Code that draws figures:

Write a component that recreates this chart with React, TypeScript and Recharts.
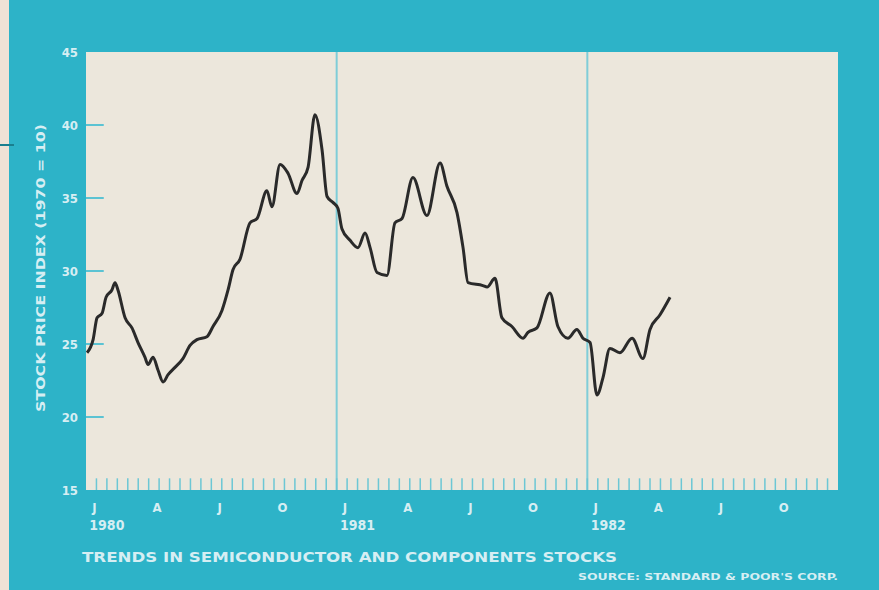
import React from 'react';
import {
  LineChart,
  Line,
  XAxis,
  YAxis,
  ReferenceArea,
  ReferenceLine
} from 'recharts';

// month position (0 = start of Jan 1980) and index value
const monthPos = [
  0.05, 0.34, 0.53, 0.77, 0.96, 1.24, 1.39, 1.53, 1.87, 2.2, 2.49, 2.82, 2.97, 3.21, 3.45,
  3.69, 3.93, 4.26, 4.64, 4.98, 5.31, 5.79, 6.08, 6.51, 6.8, 7.04, 7.37, 7.85, 8.19, 8.66,
  8.9, 9.29, 9.67, 10.1, 10.34, 10.63, 10.96, 11.3, 11.54, 11.82, 12.06, 12.25, 12.64, 13.02,
  13.36, 13.6, 13.93, 14.41, 14.79, 15.13, 15.65, 16.32, 16.95, 17.28, 17.76, 18.05, 18.29,
  19.0, 19.2, 19.58, 19.91, 20.39, 20.92, 21.16, 21.59, 22.21, 22.59, 23.07, 23.5, 23.79,
  24.13, 24.46, 24.75, 25.08, 25.56, 26.14, 26.66, 27.0, 27.48, 27.96
];
const indexValues = [
  24.4, 25.3, 26.8, 27.1, 28.2, 28.7, 29.2, 28.7, 26.8, 26.1, 25.1, 24.1, 23.6, 24.1, 23.2,
  22.4, 22.9, 23.4, 24.0, 24.9, 25.3, 25.5, 26.2, 27.3, 28.7, 30.1, 30.8, 33.3, 33.6, 35.5,
  34.4, 37.3, 36.7, 35.3, 36.2, 37.1, 40.7, 38.3, 35.1, 34.7, 34.3, 32.9, 32.1, 31.6,
  32.6, 31.6, 29.9, 29.7, 33.3, 33.6, 36.4, 33.8, 37.4, 35.8, 34.0, 31.6, 29.2,
  29.0, 28.9, 29.5, 26.8, 26.2, 25.4, 25.8, 26.1, 28.5, 26.2, 25.4, 26.0, 25.4,
  25.1, 21.5, 22.7, 24.7, 24.4, 25.4, 24.0, 26.0, 27.0, 28.2
];

const monthLabels = ['J', 'A', 'J', 'O', 'J', 'A', 'J', 'O', 'J', 'A', 'J', 'O'];
const labelPos = [0.4, 3.4, 6.4, 9.4, 12.4, 15.4, 18.4, 21.4, 24.4, 27.4, 30.4, 33.4];
const yearLabels: Record<number, string> = { 0: '1980', 4: '1981', 8: '1982' };
const yTicks = [15, 20, 25, 30, 35, 40, 45];
const yearBreaks = [12, 24];
const minorTicks = Array.from({ length: 71 }, (_, i) => (i + 1) * 0.5);

const data = monthPos.map((m, i) => ({ m, v: indexValues[i] }));

const TEAL = '#2db3c8';
const CREAM = '#ece7dc';
const PALE = '#d6eef3';
const FONT = '"DejaVu Sans Condensed", "DejaVu Sans", sans-serif';

const MonthTick = (props: any) => {
  const { x, y, payload } = props;
  const i = labelPos.indexOf(payload.value);
  return (
    <g>
      <text x={x} y={y + 22} textAnchor="middle" fill={PALE} fontSize={13} fontWeight="bold" fontFamily={FONT}>
        {monthLabels[i]}
      </text>
      {yearLabels[i] && (
        <text x={x - 5} y={y + 40} textAnchor="start" fill={PALE} fontSize={14} fontWeight="bold" fontFamily={FONT}>
          {yearLabels[i]}
        </text>
      )}
    </g>
  );
};

export default function App() {
  return (
    <div style={{ position: 'absolute', top: 0, left: 0, width: 879, height: 590, background: TEAL, overflow: 'hidden' }}>
      <div style={{ position: 'absolute', left: 0, top: 0, width: 9, height: 590, background: '#efe2d6' }} />
      <div style={{ position: 'absolute', left: 0, top: 144, width: 14, height: 2, background: '#1a7f8f' }} />
      <LineChart width={879} height={590} data={data} margin={{ top: 52, right: 41, bottom: 0, left: 0 }}>
        <XAxis
          dataKey="m"
          type="number"
          domain={[0, 36]}
          ticks={labelPos}
          interval={0}
          height={100}
          axisLine={false}
          tickLine={false}
          tickSize={0}
          tickMargin={0}
          tick={<MonthTick />}
        />
        <YAxis
          domain={[15, 45]}
          ticks={yTicks}
          interval={0}
          width={86}
          axisLine={false}
          tickLine={false}
          tickSize={6}
          tickMargin={2}
          tick={{ fill: PALE, fontSize: 13, fontWeight: 'bold', fontFamily: FONT }}
        />
        <ReferenceArea x1={0} x2={36} y1={15} y2={45} fill={CREAM} fillOpacity={1} stroke="none" />
        {yearBreaks.map((b) => (
          <ReferenceLine key={'b' + b} x={b} stroke="#7fcdd8" strokeWidth={2} />
        ))}
        {yTicks.slice(1, -1).map((t) => (
          <ReferenceLine
            key={'y' + t}
            segment={[{ x: 0, y: t }, { x: 0.85, y: t }]}
            stroke="#5bc3d3"
            strokeWidth={2}
          />
        ))}
        {minorTicks.map((t) => (
          <ReferenceLine
            key={'t' + t}
            segment={[{ x: t, y: 15 }, { x: t, y: 15.8 }]}
            stroke="#6cc7d5"
            strokeWidth={1.5}
          />
        ))}
        <Line
          type="monotone"
          dataKey="v"
          stroke="#2a2a2a"
          strokeWidth={3}
          dot={false}
          isAnimationActive={false}
        />
      </LineChart>
      <svg width={879} height={590} style={{ position: 'absolute', left: 0, top: 0, pointerEvents: 'none' }}>
        <text
          transform="translate(45, 268) rotate(-90)"
          textAnchor="middle"
          fill={PALE}
          fontSize={13}
          fontWeight="bold"
          fontFamily={FONT}
          textLength={288}
          lengthAdjust="spacingAndGlyphs"
        >
          STOCK PRICE INDEX (1970 = 10)
        </text>
        <text
          x={82}
          y={562}
          fill={PALE}
          fontSize={14}
          fontWeight="bold"
          fontFamily={FONT}
          textLength={535}
          lengthAdjust="spacingAndGlyphs"
        >
          TRENDS IN SEMICONDUCTOR AND COMPONENTS STOCKS
        </text>
        <text
          x={578}
          y={580}
          fill={PALE}
          fontSize={9}
          fontWeight="bold"
          fontFamily={FONT}
          textLength={260}
          lengthAdjust="spacingAndGlyphs"
        >
          SOURCE:  STANDARD &amp; POOR'S CORP.
        </text>
      </svg>
    </div>
  );
}
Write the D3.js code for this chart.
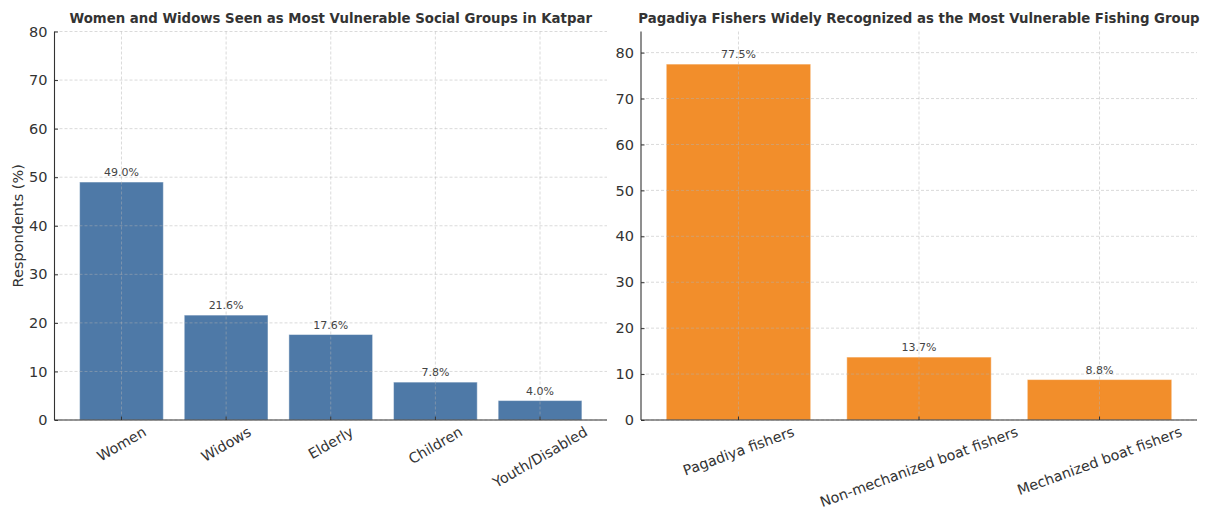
<!DOCTYPE html>
<html>
<head>
<meta charset="utf-8">
<script src="https://cdn.jsdelivr.net/npm/d3@7"></script>
<style>
  html, body { margin: 0; padding: 0; background: #ffffff; }
  svg { display: block; font-family: "DejaVu Sans", sans-serif; }
</style>
</head>
<body>
<svg id="chart" width="1207" height="512"></svg>
<script>
// Survey results: vulnerable social groups (left) and fishing groups (right)
const socialGroups = ["Women", "Widows", "Elderly", "Children", "Youth/Disabled"];
const socialValues = [49.0, 21.6, 17.6, 7.8, 4.0];
const socialTicks = [0, 10, 20, 30, 40, 50, 60, 70, 80];

const fisherGroups = ["Pagadiya fishers", "Non-mechanized boat fishers", "Mechanized boat fishers"];
const fisherValues = [77.5, 13.7, 8.8];
const fisherTicks = [0, 10, 20, 30, 40, 50, 60, 70, 80];

const svg = d3.select("#chart");

const panels = [
  {
    title: "Women and Widows Seen as Most Vulnerable Social Groups in Katpar",
    cats: socialGroups, vals: socialValues, ticks: socialTicks,
    yMax: 80, left: 54.5, right: 607, top: 31.5, bottom: 420,
    color: "#4e79a7", rotate: 30, yLabel: "Respondents (%)"
  },
  {
    title: "Pagadiya Fishers Widely Recognized as the Most Vulnerable Fishing Group",
    cats: fisherGroups, vals: fisherValues, ticks: fisherTicks,
    yMax: 84.6, left: 641, right: 1197, top: 31.5, bottom: 420,
    color: "#f28e2b", rotate: 20, yLabel: null
  }
];

panels.forEach(p => {
  const n = p.cats.length;
  // bars are 0.8 wide at integer positions with 5% margin either side
  const pad = 0.4 + 0.05 * (n - 1 + 0.8);
  const x = d3.scaleLinear().domain([-pad, n - 1 + pad]).range([p.left, p.right]);
  const y = d3.scaleLinear().domain([0, p.yMax]).range([p.bottom, p.top]);
  const barW = x(0.8) - x(0);

  const g = svg.append("g");

  // bars
  g.selectAll("rect.bar").data(p.vals).join("rect")
    .attr("class", "bar")
    .attr("x", (d, i) => x(i) - barW / 2)
    .attr("y", d => y(d))
    .attr("width", barW)
    .attr("height", d => y(0) - y(d))
    .attr("fill", p.color)
    .attr("stroke", "#ffffff")
    .attr("stroke-opacity", 0.45)
    .attr("stroke-width", 1);

  // dashed grid drawn over the bars
  g.selectAll("line.hgrid").data(p.ticks).join("line")
    .attr("x1", p.left).attr("x2", p.right)
    .attr("y1", d => y(d)).attr("y2", d => y(d))
    .attr("stroke", "#b0b0b0").attr("stroke-opacity", 0.6)
    .attr("stroke-width", 0.8).attr("stroke-dasharray", "3,2");
  g.selectAll("line.vgrid").data(p.cats).join("line")
    .attr("x1", (d, i) => x(i)).attr("x2", (d, i) => x(i))
    .attr("y1", p.top).attr("y2", p.bottom)
    .attr("stroke", "#b0b0b0").attr("stroke-opacity", 0.6)
    .attr("stroke-width", 0.8).attr("stroke-dasharray", "3,2");

  // y axis
  const yAxis = d3.axisLeft(y).tickValues(p.ticks).tickSize(-3.5).tickPadding(7)
    .tickFormat(d3.format("d"));
  const ya = g.append("g").attr("transform", `translate(${p.left},0)`).call(yAxis);
  ya.select(".domain").attr("stroke", "#333").attr("stroke-width", 1.1)
    .attr("d", `M0,${p.top}V${p.bottom}`);
  ya.selectAll(".tick line").attr("stroke", "#333");
  ya.selectAll(".tick text").attr("font-size", 14.5).attr("fill", "#333")
    .attr("font-family", "DejaVu Sans");

  // x axis
  const xa = g.append("g").attr("transform", `translate(0,${p.bottom})`);
  xa.append("line").attr("x1", p.left).attr("x2", p.right)
    .attr("stroke", "#333").attr("stroke-width", 1.1);
  xa.selectAll("line.tk").data(p.cats).join("line").attr("class", "tk")
    .attr("x1", (d, i) => x(i)).attr("x2", (d, i) => x(i))
    .attr("y1", 0).attr("y2", -3.5).attr("stroke", "#333");

  // rotated category labels, bounding box centred under each tick
  const th = p.rotate * Math.PI / 180;
  p.cats.forEach((c, i) => {
    const lg = xa.append("g");
    const t = lg.append("text").text(c)
      .attr("font-size", 14.3).attr("fill", "#333")
      .attr("text-anchor", "middle").attr("dominant-baseline", "central");
    const L = t.node().getComputedTextLength();
    const h = 15;
    const boxH = L * Math.sin(th) + h * Math.cos(th);
    lg.attr("transform", `translate(${x(i)},${4 + boxH / 2}) rotate(${-p.rotate})`);
  });

  // value labels
  g.selectAll("text.val").data(p.vals).join("text")
    .attr("class", "val")
    .attr("x", (d, i) => x(i))
    .attr("y", d => y(d) - 6)
    .attr("text-anchor", "middle")
    .attr("font-size", 11).attr("fill", "#444")
    .text(d => d.toFixed(1) + "%");

  // title
  svg.append("text")
    .attr("x", (p.left + p.right) / 2).attr("y", 23)
    .attr("text-anchor", "middle")
    .attr("font-size", 13.3).attr("font-weight", "bold").attr("fill", "#333")
    .text(p.title);

  if (p.yLabel) {
    svg.append("text")
      .attr("transform", `translate(23,${(p.top + p.bottom) / 2}) rotate(-90)`)
      .attr("text-anchor", "middle")
      .attr("font-size", 14.5).attr("fill", "#333")
      .text(p.yLabel);
  }
});
</script>
</body>
</html>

#### [WHAT YOU HAVE TO DO]
Pull out each line of the listing that holds the string "with".

#### [ANSWER TO THE EXERCISE]
Write a component that recreates this chart with React, TypeScript and Recharts.
  // bars are 0.8 wide at integer positions with 5% margin either side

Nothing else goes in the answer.